Wonga credits its performance on technology enabling it to make real-time lending decisions and says it still rejects the majority of first-time loan applicants. Its average loan is about £160, with interest of about 1% a day.
The latest results come amid scrutiny of the industry by the Office of Fair Trading (OFT) amid claims that some firms target people unsuitable for credit and roll over loans so that the charges escalate and they become unaffordable.
Wonga say 1,000 people a day are downloading the firm's iPhone app
Co-founder and chief executive Errol Damelin said Wonga's success was based on record level of customer satisfaction and a 10-fold increase in the volume of loans taken out by mobile phone.
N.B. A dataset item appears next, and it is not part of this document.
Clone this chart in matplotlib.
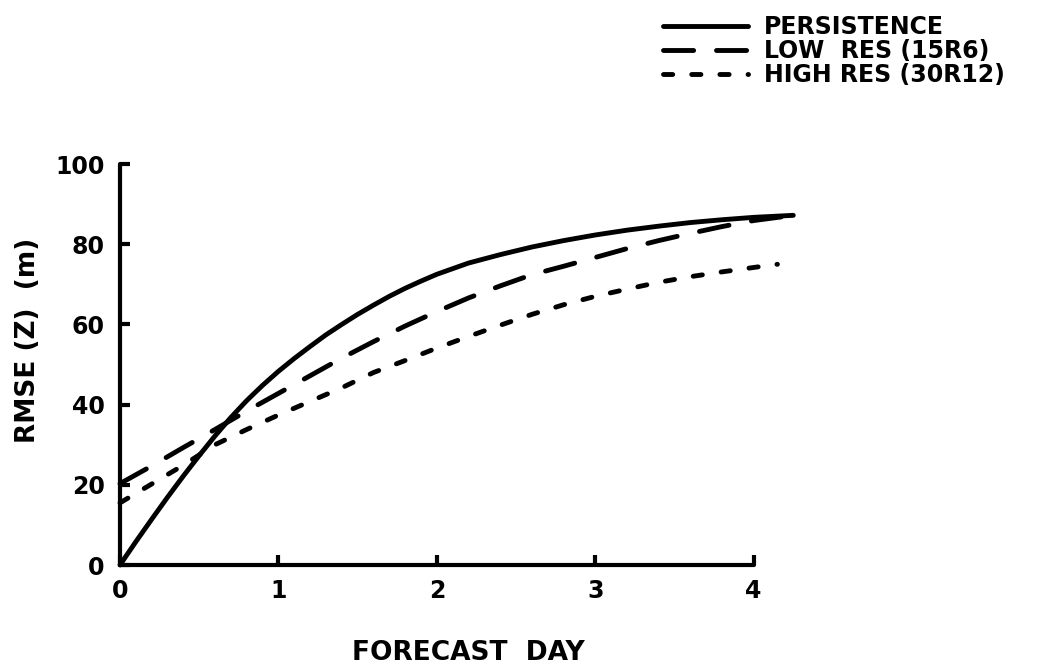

A new iPhone app is being downloaded by nearly a thousand people a day.
Mr Damelin said: "We delivered another year of growth in 2011 by continuing to use our technology to meet people's cash flow needs in increasingly tailored ways.
"Enabling people to borrow on their terms, with no hidden catches, has also seen us continue to record super-high customer satisfaction ratings with word-of-mouth still helping to drive our growth."
He said Wonga has now offered its short-term loans to more than one million people since its launch in 2007, with six million loans in total.
Wonga was recently criticised by the OFT for letters and emails that without appropriate justification suggested that some customers may have committed fraud although Wonga said it planned to launch an appeal against the ruling.
Earlier this year, the group branched out by offering loans for businesses of between £3,000 and £10,000 within 15 minutes.
There have also been reports that the London-based company is considering a US stock market flotation that could value the business at more than £1 billion.